Sean Holmes stages the drama on a multi-media film set that requires a coin in the meter in order to kick start the action, signalling the direction in which it will continue to free fall. He uses green screen technology and multiple cameras to project, distort and embellish situations such as Lulu and Robbie being forced to perform simulated sex acts in order to repay a drug debt. It certainly works on an aesthetic level and helps heighten the emotional detachment between the characters, yet it overshadows some of the smaller moments that get lost somewhere in the noise.

It's furiously busy, frustratingly messy and dramatically uneven, yet its basic message is hammered home with perhaps too much style over substance. There's little time to invest in the characters on the page, and the production threatens to reduce them even further so that there's no time to connect or empathise with their delivery.

Ashley McGuire gives the strongest performance as drug dealer Brian who freely paraphrases 'The Lion King' whilst holding the moral weight and answers to the questions that the play kicks up.

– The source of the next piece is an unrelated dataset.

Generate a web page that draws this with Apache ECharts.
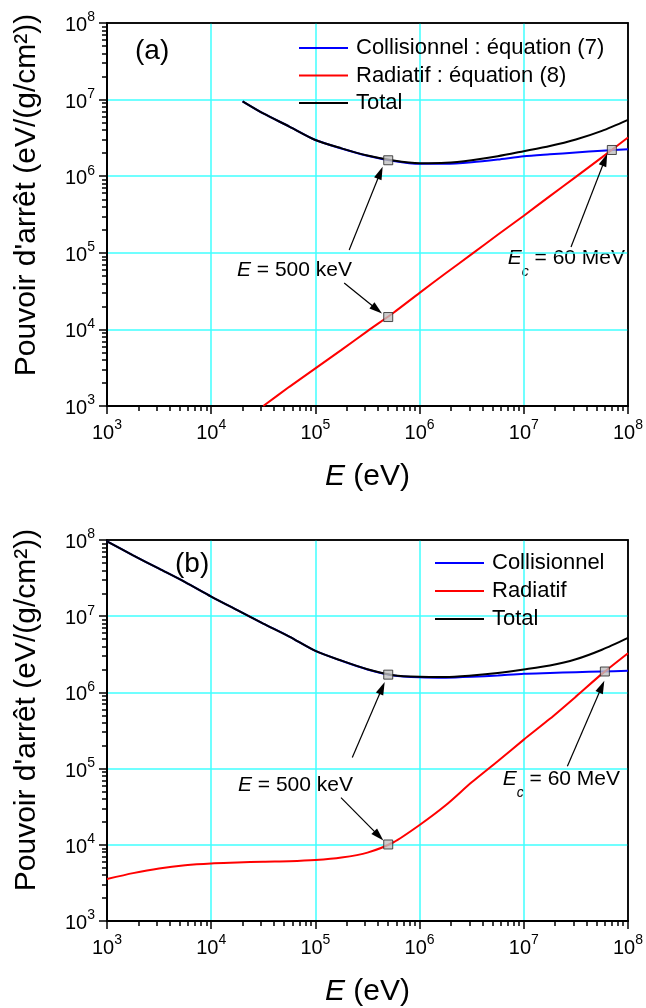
<!DOCTYPE html>
<html><head><meta charset="utf-8">
<script src="https://cdn.jsdelivr.net/npm/echarts@6/dist/echarts.min.js"></script>
<style>html,body{margin:0;padding:0;background:#fff}#c{width:646px;height:1008px}</style>
</head><body><div id="c"></div>
<script>
// ---------- Panel (a) data ----------
const E_A    = [2e4, 3.16e4, 5.62e4, 1e5, 1.78e5, 3.16e5, 5.62e5, 1e6, 1.78e6, 3.16e6, 5.62e6, 1e7, 1.78e7, 3.16e7, 5.62e7, 1e8];
const COLL_A = [9.5e6, 6.6e6, 4.45e6, 2.97e6, 2.3e6, 1.85e6, 1.58e6, 1.45e6, 1.45e6, 1.52e6, 1.65e6, 1.82e6, 1.93e6, 2.04e6, 2.15e6, 2.25e6];
const TOT_A  = [9.5e6, 6.6e6, 4.45e6, 2.97e6, 2.31e6, 1.86e6, 1.6e6, 1.48e6, 1.5e6, 1.62e6, 1.82e6, 2.12e6, 2.48e6, 3.02e6, 3.91e6, 5.45e6];
const E_RA   = [3.16e4, 5.62e4, 1e5, 1.78e5, 3.16e5, 5.62e5, 1e6, 1.78e6, 3.16e6, 5.62e6, 1e7, 1.78e7, 3.16e7, 5.62e7, 1e8];
const RAD_A  = [1.0e3, 1.78e3, 3.1e3, 5.4e3, 9.5e3, 1.65e4, 3.0e4, 5.4e4, 9.6e4, 1.72e5, 3.05e5, 5.5e5, 9.8e5, 1.76e6, 3.2e6];
const MARK_A = [[5e5, 1.615e6], [5e5, 1.45e4], [7e7, 2.2e6]];
const ARROW_A = [[[2.11e5, 1.09e5], [4.19e5, 1.11e6]], [[1.89e5, 4.04e4], [3.9e5, 1.82e4]], [[2.84e7, 1.19e5], [6.0e7, 1.64e6]]];
const NAMES_A = ['Collisionnel : équation (7)', 'Radiatif : équation (8)', 'Total'];

// ---------- Panel (b) data ----------
const E_B    = [1e3, 1.78e3, 3.16e3, 5.62e3, 1e4, 1.78e4, 3.16e4, 5.62e4, 1e5, 1.78e5, 3.16e5, 5.62e5, 1e6, 1.78e6, 3.16e6, 5.62e6, 1e7, 1.78e7, 3.16e7, 5.62e7, 1e8];
const COLL_B = [9.6e7, 6.3e7, 4.2e7, 2.8e7, 1.81e7, 1.2e7, 8.0e6, 5.4e6, 3.5e6, 2.6e6, 2.0e6, 1.67e6, 1.58e6, 1.56e6, 1.6e6, 1.67e6, 1.76e6, 1.8e6, 1.84e6, 1.88e6, 1.92e6];
const RAD_B  = [3.56e3, 4.25e3, 4.9e3, 5.4e3, 5.7e3, 5.85e3, 6.0e3, 6.08e3, 6.3e3, 6.8e3, 7.9e3, 1.08e4, 1.82e4, 3.3e4, 6.6e4, 1.25e5, 2.4e5, 4.5e5, 8.8e5, 1.75e6, 3.27e6];
const TOT_B  = [9.6e7, 6.3e7, 4.2e7, 2.8e7, 1.81e7, 1.2e7, 8.0e6, 5.41e6, 3.51e6, 2.61e6, 2.01e6, 1.68e6, 1.6e6, 1.59e6, 1.67e6, 1.8e6, 2.0e6, 2.25e6, 2.72e6, 3.63e6, 5.19e6];
const MARK_B = [[5e5, 1.71e6], [5e5, 1.01e4], [6e7, 1.88e6]];
const ARROW_B = [[[2.26e5, 1.4e5], [4.37e5, 1.14e6]], [[1.76e5, 4.16e4], [4.06e5, 1.31e4]], [[2.62e7, 1.07e5], [5.6e7, 1.19e6]]];
const NAMES_B = ['Collisionnel', 'Radiatif', 'Total'];

// ---------- axes ----------
const X_MIN = 1e3, X_MAX = 1e8, Y_MIN = 1e3, Y_MAX = 1e8;
const DECADES = [1e3, 1e4, 1e5, 1e6, 1e7];
const MINOR_MULT = [2, 3, 4, 5, 6, 7, 8, 9];
const COLORS = ['#0000ff', '#ff0000', '#000000'];

const FONT = "'Liberation Sans', Arial, Helvetica, sans-serif";
const chart = echarts.init(document.getElementById('c'), null, {renderer: 'canvas'});

function pairs(xs, ys) { return xs.map((x, i) => [x, ys[i]]); }
const minorVals = [];
DECADES.forEach(d => MINOR_MULT.forEach(m => minorVals.push(m * d)));

const labelRich = {
  b: {fontSize: 20, lineHeight: 25, fontFamily: FONT, color: '#000', verticalAlign: 'bottom'},
  s: {fontSize: 14, lineHeight: 14, fontFamily: FONT, color: '#000', verticalAlign: 'top'}
};
function supFmt(v) { const n = Math.round(Math.log10(v)); return '{b|10}{s|' + n + '}'; }

const GRIDS = [
  {left: 107, top: 23, width: 522, height: 383, show: true, borderColor: '#000', borderWidth: 1.5, backgroundColor: 'transparent'},
  {left: 107, top: 540, width: 522, height: 382, show: true, borderColor: '#000', borderWidth: 1.5, backgroundColor: 'transparent'}
];

function mainX(gi) {
  return {
    type: 'log', logBase: 10, gridIndex: gi, position: 'bottom', min: X_MIN, max: X_MAX, splitNumber: 5,
    axisLine: {show: true, onZero: false, lineStyle: {color: '#000', width: 2}},
    axisTick: {show: true, length: 8, lineStyle: {color: '#000', width: 1.5}},
    splitLine: {show: true, showMinLine: false, showMaxLine: false, lineStyle: {color: '#40ffff', width: 1.5}},
    axisLabel: {margin: 12, formatter: supFmt, rich: labelRich},
    name: '{i|E}{n| (eV)}', nameLocation: 'middle', nameGap: 56,
    nameTextStyle: {rich: {
      i: {fontSize: 30, fontFamily: FONT, fontStyle: 'italic', color: '#000'},
      n: {fontSize: 30, fontFamily: FONT, color: '#000'}
    }}
  };
}
function mainY(gi) {
  return {
    type: 'log', logBase: 10, gridIndex: gi, position: 'left', min: Y_MIN, max: Y_MAX, splitNumber: 5,
    axisLine: {show: true, onZero: false, lineStyle: {color: '#000', width: 2}},
    axisTick: {show: true, length: 8, lineStyle: {color: '#000', width: 1.5}},
    splitLine: {show: true, showMinLine: false, showMaxLine: false, lineStyle: {color: '#40ffff', width: 1.5}},
    axisLabel: {margin: 12, formatter: supFmt, rich: labelRich}
  };
}
function frameAxis(gi, pos, isX) {
  return {
    type: 'log', logBase: 10, gridIndex: gi, position: pos,
    min: isX ? X_MIN : Y_MIN, max: isX ? X_MAX : Y_MAX,
    axisLine: {show: true, onZero: false, lineStyle: {color: '#000', width: 1.5}},
    axisTick: {show: false}, axisLabel: {show: false}, splitLine: {show: false}
  };
}
// extra axes that only carry the log minor ticks (2..9 x 10^n)
function minorAxis(gi, pos, isX) {
  return {
    type: 'log', logBase: 10, gridIndex: gi, position: pos, offset: 0,
    min: isX ? X_MIN : Y_MIN, max: isX ? X_MAX : Y_MAX,
    axisLine: {show: false, onZero: false},
    axisTick: {show: true, length: 5, customValues: minorVals, lineStyle: {color: '#000', width: 1.5}},
    axisLabel: {show: false}, splitLine: {show: false}
  };
}

function lineSeries(gi, name, data, color, z) {
  return {
    type: 'line', name: name, xAxisIndex: gi, yAxisIndex: gi, data: data,
    showSymbol: false, smooth: 0.25, color: color, z: z,
    lineStyle: {color: color, width: 2}, emphasis: {disabled: true}
  };
}

function markerSeries(gi, marks, arrows) {
  return {
    type: 'scatter', xAxisIndex: gi, yAxisIndex: gi, data: marks, z: 8,
    symbol: 'rect', symbolSize: 9,
    itemStyle: {color: '#c0c0c0', borderColor: '#222', borderWidth: 1},
    emphasis: {disabled: true},
    markLine: {
      silent: true, animation: false,
      symbol: ['none', 'triangle'],
      label: {show: false},
      emphasis: {disabled: true},
      lineStyle: {color: '#000', width: 1.2, type: 'solid'},
      data: arrows.map(a => [{coord: a[0], symbol: 'none'}, {coord: a[1], symbol: 'triangle', symbolSize: [8, 13]}])
    }
  };
}

function legendCfg(left, top, names, gap) {
  return {
    orient: 'vertical', left: left, top: top, padding: 0, itemWidth: 49, itemHeight: 2, itemGap: gap,
    icon: 'rect', selectedMode: false, data: names,
    textStyle: {fontSize: 22, lineHeight: 22, fontFamily: FONT, color: '#000', padding: [0, 0, 0, 3]}
  };
}

function yTitle(x, y) {
  return {type: 'text', x: x, y: y, rotation: Math.PI / 2,
    style: {text: "Pouvoir d'arrêt (eV/(g/cm²))", fontSize: 30, fontFamily: FONT, fill: '#000', align: 'center', verticalAlign: 'middle'}};
}
const annRich = {
  i: {fontSize: 21, fontFamily: FONT, fontStyle: 'italic', fill: '#000', lineHeight: 24, verticalAlign: 'top'},
  n: {fontSize: 21, fontFamily: FONT, fill: '#000', lineHeight: 24, verticalAlign: 'top'},
  c: {fontSize: 14, fontFamily: FONT, fontStyle: 'italic', fill: '#000', lineHeight: 31, verticalAlign: 'bottom'}
};
function annText(x, y, txt) {
  return {type: 'text', x: x, y: y,
    style: {text: txt, rich: annRich, fontSize: 21, fontFamily: FONT, fill: '#000', align: 'left', verticalAlign: 'top'}};
}
function panelTag(x, y, txt) {
  return {type: 'text', x: x, y: y,
    style: {text: txt, fontSize: 28, fontFamily: FONT, fill: '#000', align: 'left', verticalAlign: 'middle'}};
}

const option = {
  animation: false,
  backgroundColor: '#fff',
  textStyle: {fontFamily: FONT},
  grid: GRIDS,
  xAxis: [mainX(0), mainX(1), frameAxis(0, 'top', true), frameAxis(1, 'top', true),
          minorAxis(0, 'bottom', true), minorAxis(1, 'bottom', true)],
  yAxis: [mainY(0), mainY(1), frameAxis(0, 'right', false), frameAxis(1, 'right', false),
          minorAxis(0, 'left', false), minorAxis(1, 'left', false)],
  legend: [legendCfg(299, 37, NAMES_A, 5.5), legendCfg(435, 552, NAMES_B, 6)],
  series: [
    lineSeries(0, NAMES_A[0], pairs(E_A, COLL_A), COLORS[0], 3),
    lineSeries(0, NAMES_A[1], pairs(E_RA, RAD_A), COLORS[1], 4),
    lineSeries(0, NAMES_A[2], pairs(E_A, TOT_A), COLORS[2], 5),
    markerSeries(0, MARK_A, ARROW_A),
    lineSeries(1, NAMES_B[0], pairs(E_B, COLL_B), COLORS[0], 3),
    lineSeries(1, NAMES_B[1], pairs(E_B, RAD_B), COLORS[1], 4),
    lineSeries(1, NAMES_B[2], pairs(E_B, TOT_B), COLORS[2], 5),
    markerSeries(1, MARK_B, ARROW_B)
  ],
  graphic: {elements: [
    yTitle(27, 195), yTitle(27, 710),
    panelTag(135, 51.5, '(a)'), panelTag(175, 564, '(b)'),
    annText(237, 260, '{i|E}{n| = 500 keV}'),
    annText(507.7, 248, '{i|E}{c|c}{n| = 60 MeV}'),
    annText(238, 775, '{i|E}{n| = 500 keV}'),
    annText(502.7, 769, '{i|E}{c|c}{n| = 60 MeV}')
  ]}
};
chart.setOption(option);
</script></body></html>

Backed by a (lacklustre) gospel choir she commands the stage and tells the group that lessons have been learnt, and with it civilisation.

The production displays strong technical achievement from all departments with Jon Basusor and Tal Rosner's design executed particularly well with efficient stage management which becomes absorbed into the performative aspect of the production that smashes the fourth wall and implicates us as an audience in the entire message, something which becomes the production's greatest strength. At times it's hard to watch yet difficult to look away, and that's entirely the point of both Ravenhill's text and Holmes' scenography. Moments of realisation from each of the characters don't force on the breaks, instead they propel them further down the rabbit hole from which there is no way out. As an audience, we do the same - I left the theatre feeling dirty, but before I'd even realised I had ordered the script on Amazon Prime it was too late to see that I am implicitly part of the problem.